Indonesia lies on the Ring of Fire that is geographically vulnerable to natural disasters. One of the problems caused by this is the difficult logistical distribution to the disaster impacted areas.
To address the problem, Animal Science lecturer from Universitas Gadjah Mada (UGM), Dr. Ir. Endy Triyannanto, S.Pt., M.Eng., IPM, ASEAN Eng., made an innovation in long lasting packaging that is also safe, healthy, intact, halal, cheap, nutritious and easily distributed to the impacted areas.
“One of packaging alternatives that can preserve and maintain food quality is retort pouch, which is military technology plastic wrapping that enables easy distribution of food to disaster impacted areas,” said Endy.
Endy added the wrapping is strong enough to be dropped from a height. It can prevent the decreased nutrition level for a long time between 6 months – 1 year, depending on the quality of the food and packaging.
Retort pouch has 4—5 plastic layers that serve to protect the food from light, oxygen, and bacteria. In Indonesia’s food packaging, retort packaging is still new, whether for disaster or commercial needs.
“The types of food that are normally distributed to disaster areas are instant noodles, biscuits, fresh food, and canned foods. This signifies that innovation is needed related to logistical arrangement, particularly in terms of food, so the people will be more prepared in case of disaster,” he said.
He said not many cattle food products had been developed with a retort packaging, partly due to the newness of such technology. Examples of food products that have been developed with retort packaging are beef rendang, satay, smoked goat sausage, and chicken, done by LIPI and UGM.

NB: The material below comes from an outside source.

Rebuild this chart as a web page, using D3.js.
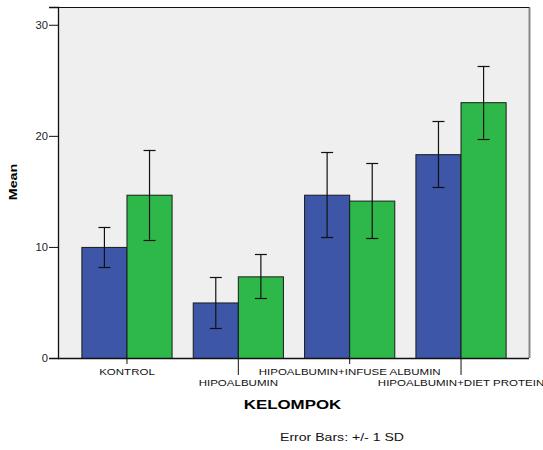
<!DOCTYPE html>
<html>
<head>
<meta charset="utf-8">
<script src="https://cdn.jsdelivr.net/npm/d3@7"></script>
<style>
  body { margin: 0; background: #fff; }
  text { font-family: Arial, "Liberation Sans", sans-serif; }
</style>
</head>
<body>
<script>
var kelompok = ["KONTROL", "HIPOALBUMIN", "HIPOALBUMIN+INFUSE ALBUMIN", "HIPOALBUMIN+DIET PROTEIN"]
  , seriesKeys = ["a", "b"]
  , meanA = [10.0, 5.0, 14.7, 18.35]
  , sdA   = [1.8, 2.27, 3.83, 2.95]
  , meanB = [14.7, 7.35, 14.17, 23.03]
  , sdB   = [4.04, 1.98, 3.38, 3.27]
  , yTicks = [0, 10, 20, 30];

var colors = { a: "#3d56a8", b: "#2eb84a" };

// note: "top" is a window global, so the plot edges get their own names
var width = 543, height = 450
  , pLeft = 58, pRight = 529, pTop = 7, pBottom = 358
  , stretch = 1.28;   // the source text is drawn wide, so squash it out a bit

var svg = d3.select("body").append("svg")
  .attr("width", width)
  .attr("height", height);

var y = d3.scaleLinear().domain([0, 31.6]).range([pBottom, pTop]);

var x = d3.scaleBand()
  .domain(kelompok)
  .range([pLeft, pRight])
  .paddingInner(0.19)
  .paddingOuter(0.21);

var xs = d3.scaleBand().domain(seriesKeys).range([0, x.bandwidth()]);

// plot background + frame
svg.append("rect")
  .attr("x", pLeft).attr("y", pTop)
  .attr("width", pRight - pLeft).attr("height", pBottom - pTop)
  .attr("fill", "#efefef");
svg.append("line").attr("x1", pRight + 0.5).attr("x2", pRight + 0.5)
  .attr("y1", pTop).attr("y2", pBottom).attr("stroke", "#888").attr("stroke-width", 2);
svg.append("line").attr("x1", pLeft).attr("x2", pRight)
  .attr("y1", pTop + 0.5).attr("y2", pTop + 0.5).attr("stroke", "#111");

var rows = kelompok.map(function (k, i) {
  return [
    { k: k, s: "a", mean: meanA[i], sd: sdA[i] },
    { k: k, s: "b", mean: meanB[i], sd: sdB[i] }
  ];
});

var g = svg.append("g").selectAll("g")
  .data(rows)
  .join("g")
  .attr("transform", function (d) { return "translate(" + x(d[0].k) + ",0)"; });

g.selectAll("rect")
  .data(function (d) { return d; })
  .join("rect")
  .attr("x", function (d) { return xs(d.s) + 0.5; })
  .attr("y", function (d) { return y(d.mean) + 0.5; })
  .attr("width", xs.bandwidth())
  .attr("height", function (d) { return pBottom - y(d.mean); })
  .attr("fill", function (d) { return colors[d.s]; })
  .attr("stroke", "#1a1a1a")
  .attr("stroke-width", 1);

// error bars
var eb = g.selectAll("g.err")
  .data(function (d) { return d; })
  .join("g")
  .attr("class", "err")
  .attr("stroke", "#111")
  .attr("stroke-width", 1.2);

eb.append("line")
  .attr("x1", function (d) { return xs(d.s) + xs.bandwidth() / 2 + 0.5; })
  .attr("x2", function (d) { return xs(d.s) + xs.bandwidth() / 2 + 0.5; })
  .attr("y1", function (d) { return y(d.mean + d.sd); })
  .attr("y2", function (d) { return y(d.mean - d.sd); });
eb.selectAll("line.cap")
  .data(function (d) { return [d.mean + d.sd, d.mean - d.sd].map(function (v) { return { s: d.s, v: v }; }); })
  .join("line")
  .attr("class", "cap")
  .attr("x1", function (d) { return xs(d.s) + xs.bandwidth() / 2 - 5.5; })
  .attr("x2", function (d) { return xs(d.s) + xs.bandwidth() / 2 + 6.5; })
  .attr("y1", function (d) { return Math.round(y(d.v)) + 0.5; })
  .attr("y2", function (d) { return Math.round(y(d.v)) + 0.5; });

// y axis
var yAxis = svg.append("g")
  .attr("transform", "translate(" + pLeft + ",0)")
  .call(d3.axisLeft(y).tickValues(yTicks).tickSize(9).tickPadding(2));
yAxis.select(".domain").attr("stroke", "#111").attr("stroke-width", 1.3);
yAxis.selectAll("line").attr("stroke", "#111");
yAxis.selectAll("text")
  .attr("x", 0).attr("dy", null)
  .attr("transform", "translate(-10,3.5) scale(1.12,1)")
  .attr("font-size", 10).attr("fill", "#222")
  .attr("font-family", "Arial, 'Liberation Sans', sans-serif");

// x axis with staggered labels
svg.append("line").attr("x1", pLeft).attr("x2", pRight)
  .attr("y1", pBottom + 0.5).attr("y2", pBottom + 0.5).attr("stroke", "#111").attr("stroke-width", 1.3);

var xt = svg.append("g").selectAll("g")
  .data(kelompok)
  .join("g")
  .attr("transform", function (d) { return "translate(" + (x(d) + x.bandwidth() / 2 + 0.5) + ",0)"; });
xt.append("line")
  .attr("y1", pBottom)
  .attr("y2", function (d, i) { return i % 2 ? pBottom + 17 : pBottom + 6; })
  .attr("stroke", "#111");
xt.append("text")
  .attr("transform", function (d, i) { return "translate(0," + (i % 2 ? 386 : 374.5) + ") scale(" + stretch + ",1)"; })
  .attr("text-anchor", "middle")
  .attr("font-size", 9)
  .attr("fill", "#111")
  .text(function (d) { return d; });

svg.append("text")
  .attr("transform", "translate(292.5,409) scale(1.3,1)")
  .attr("text-anchor", "middle")
  .attr("font-size", 13).attr("font-weight", "bold")
  .text("KELOMPOK");

svg.append("text")
  .attr("transform", "translate(17,182) rotate(-90) scale(1.3,1)")
  .attr("text-anchor", "middle")
  .attr("font-size", 11).attr("font-weight", "bold")
  .text("Mean");

svg.append("text")
  .attr("transform", "translate(342,441) scale(" + stretch + ",1)")
  .attr("text-anchor", "middle")
  .attr("font-size", 11)
  .attr("fill", "#111")
  .text("Error Bars: +/- 1 SD");
</script>
</body>
</html>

He added food experts in Indonesia have not touched upon the food handling issue during disaster.
“Innovation in storing, processing, and distribution of food is very determining in the development of disaster mitigation in Industry 4.0. In the future, retort packaging will be a new culture in Indonesia’s packaging that will allow MSMEs to make ready–to-eat products for distribution anywhere, including disaster affected areas,” he concluded.